The quantile–quantile plots were used to compare the observed test statistics for each SNP to those expected under the null hypothesis of “no association” to detect any inflation in the test statistics due to systematic biases. To avoid higher inflation in the test statistics, genomic control was applied to the p-values as described by Devlin and Roeder57. Manhattan plots were used to visualize the –log10 (p-value) of all SNPs respective to their position at the associated chromosome. Genome-wide and chromosome-wide significance thresholds defined by using Bonferroni correction were applied to avoid increasing Type 1 Error rate due to multiple testing SNPs. Accordingly, the genome-wide significance threshold was set to 1.23e-06 (0.05/40.463) and the chromosome-wide significance threshold was set to 3.21e-05 ((0.05/40.463) *26). Genetic variances regarding the significant SNPs were estimated with the formula below:

$$\user2{\% V}_{{\varvec{g}}} \left( {{\varvec{SNP}}} \right) = \frac{{2{\varvec{pqa}}^{2} }}{{{{\varvec{\upsigma}}}_{{\varvec{u}}}^{2} }} \times \textbf{100}$$

where ‘p’ is the major allele frequency, ‘q’ is the minor allele frequency and ‘\({\varvec{a}}\)’ is the estimated effect size of the corresponding SNP by the GenABEL R package.

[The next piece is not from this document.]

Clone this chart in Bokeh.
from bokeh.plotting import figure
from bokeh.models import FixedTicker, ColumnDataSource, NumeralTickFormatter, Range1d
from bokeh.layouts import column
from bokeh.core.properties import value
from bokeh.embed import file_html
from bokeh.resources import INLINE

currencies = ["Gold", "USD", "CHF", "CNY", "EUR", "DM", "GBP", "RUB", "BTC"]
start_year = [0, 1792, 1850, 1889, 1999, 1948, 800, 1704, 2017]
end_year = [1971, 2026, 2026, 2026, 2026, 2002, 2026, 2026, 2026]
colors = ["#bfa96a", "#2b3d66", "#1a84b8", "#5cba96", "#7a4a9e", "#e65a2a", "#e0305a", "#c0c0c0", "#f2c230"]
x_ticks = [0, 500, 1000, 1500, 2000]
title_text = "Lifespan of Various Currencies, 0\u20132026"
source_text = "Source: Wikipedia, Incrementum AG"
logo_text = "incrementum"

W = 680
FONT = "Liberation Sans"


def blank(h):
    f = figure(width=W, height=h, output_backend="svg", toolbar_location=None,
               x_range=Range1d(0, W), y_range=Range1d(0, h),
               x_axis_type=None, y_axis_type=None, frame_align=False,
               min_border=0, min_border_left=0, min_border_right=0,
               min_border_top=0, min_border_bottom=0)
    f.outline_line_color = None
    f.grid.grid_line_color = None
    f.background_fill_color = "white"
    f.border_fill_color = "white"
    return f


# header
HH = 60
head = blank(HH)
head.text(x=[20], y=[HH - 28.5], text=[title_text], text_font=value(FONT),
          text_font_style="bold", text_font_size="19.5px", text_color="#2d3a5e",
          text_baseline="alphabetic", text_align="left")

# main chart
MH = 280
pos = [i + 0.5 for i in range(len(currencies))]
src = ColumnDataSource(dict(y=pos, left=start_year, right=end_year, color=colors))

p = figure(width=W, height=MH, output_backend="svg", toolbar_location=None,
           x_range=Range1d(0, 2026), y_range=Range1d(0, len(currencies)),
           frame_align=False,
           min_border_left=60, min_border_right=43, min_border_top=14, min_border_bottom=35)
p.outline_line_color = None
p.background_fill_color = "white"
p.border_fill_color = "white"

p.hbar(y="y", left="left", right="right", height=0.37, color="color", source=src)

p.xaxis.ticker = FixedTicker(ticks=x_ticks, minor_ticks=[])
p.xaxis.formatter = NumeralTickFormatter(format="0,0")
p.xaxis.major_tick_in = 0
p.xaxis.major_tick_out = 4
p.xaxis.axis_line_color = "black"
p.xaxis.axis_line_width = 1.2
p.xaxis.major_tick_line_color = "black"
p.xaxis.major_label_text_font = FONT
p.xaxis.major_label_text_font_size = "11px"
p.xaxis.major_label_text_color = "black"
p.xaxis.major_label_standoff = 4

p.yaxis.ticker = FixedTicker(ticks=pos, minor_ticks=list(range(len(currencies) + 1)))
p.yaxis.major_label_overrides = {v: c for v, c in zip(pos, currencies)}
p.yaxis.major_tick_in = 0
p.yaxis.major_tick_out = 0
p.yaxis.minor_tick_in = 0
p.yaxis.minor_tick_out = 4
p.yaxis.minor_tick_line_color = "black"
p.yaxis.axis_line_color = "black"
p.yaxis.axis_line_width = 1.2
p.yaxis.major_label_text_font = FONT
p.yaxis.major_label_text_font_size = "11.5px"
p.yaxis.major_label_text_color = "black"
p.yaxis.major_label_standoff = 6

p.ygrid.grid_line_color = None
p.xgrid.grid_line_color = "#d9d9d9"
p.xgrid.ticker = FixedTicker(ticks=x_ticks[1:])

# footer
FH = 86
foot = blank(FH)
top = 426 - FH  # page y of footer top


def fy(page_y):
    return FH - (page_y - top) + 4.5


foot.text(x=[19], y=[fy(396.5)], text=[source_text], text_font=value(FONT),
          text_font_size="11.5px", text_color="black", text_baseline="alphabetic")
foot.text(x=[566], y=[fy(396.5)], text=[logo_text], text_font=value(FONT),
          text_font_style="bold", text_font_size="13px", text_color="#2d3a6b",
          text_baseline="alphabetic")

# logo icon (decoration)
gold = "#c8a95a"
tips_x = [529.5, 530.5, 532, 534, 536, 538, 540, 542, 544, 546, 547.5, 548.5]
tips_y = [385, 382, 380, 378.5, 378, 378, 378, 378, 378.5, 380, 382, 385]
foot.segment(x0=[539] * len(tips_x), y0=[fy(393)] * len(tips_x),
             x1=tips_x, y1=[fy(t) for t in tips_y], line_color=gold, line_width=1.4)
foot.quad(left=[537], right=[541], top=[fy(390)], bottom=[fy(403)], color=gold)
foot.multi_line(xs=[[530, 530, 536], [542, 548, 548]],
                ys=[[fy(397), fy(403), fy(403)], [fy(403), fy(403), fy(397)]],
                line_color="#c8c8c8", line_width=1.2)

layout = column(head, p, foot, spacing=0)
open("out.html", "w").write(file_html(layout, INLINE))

In addition to SNP based GWAS analyzes, regional heritability mapping (RHM) analyzes of traits were performed to evaluate the effect of each predefined region46,48. For this purpose, each chromosome for RHM was divided into 5 Mb windows with 2.5 Mb overlap. After sliding windows, 1038 windows were obtained with average 40 SNPs. The whole genome relationship matrices and regional genomic relationship matrix were constructed with the SNP information by using Genome-wide Complex Trait Analysis (GCTA) software (version 1.94.1)58. Model 2 was used to detect the contribution of each window effect as follow up below:

$${\mathbf{y}} = {{\varvec{\upmu}}} + {\mathbf{X}\boldsymbol{\beta} } + {\mathbf{Zu}} + {\mathbf{Qr}} + {\mathbf{e}}$$
(2)

where y, µ, β and u were the same as Model 1. r is the background effect of each window obtained from MVN (r ~ 0, Qσr2), and Q are the design matrices mapping fixed effects and polygenic background effect of the windows to each observation respectively. A likelihood ratio test (LRT) was used to compare full (2) and reduced (1) model to detect the impact of each window in GCTA software. Bonferroni correction test was applied to set genome-wide (p ≤ 0.05) and suggestive (p ≤ 0.10) significant levels. Regional heritability (h2reg) was calculated as \(h_{reg}^{2} = \frac{{{\upsigma }_{reg}^{2} }}{{{\upsigma }_{p}^{2} }}.\)

Functional annotation

Positional information of significant SNPs and the nearby genes were obtained from NCBI Genome Data Viewer by using the Oar_v4.0 genome assembly59. Genes that are containing the SNPs were suggested as candidates. If the significant SNP was not within a gene, the nearest genes and the genes flanked by two consecutive significant SNPs were suggested as candidates. Biological information on the identified candidate genes were obtained by using DAVID Bioinformatics Resources 202160,61. Additionally, previously identified QTL related to sheep blood parameters were checked through Animal QTL Database to see if there is any overlap with the SNPs identified in this study62. Where there is not enough annotation in the sheep genome reference, orthology between species was utilized and annotation of the specific genes from cattle, goats, mice, and humans were used. Finally, the biological processes involved by the genes of significant SNPs were represented with their Gene Ontology (GO) terms, which can be further detailed with QuickGo website63.

Ethics statement

All experimental protocols in the study was approved and conducted under the supervision of Animal Experiments Local Ethics Committee of the International Centre for Livestock Research and Training (Approval Number: 20.11.2020–183), Ankara, Türkiye, and the methods were also carried out in accordance with the ARRIVE guidelines.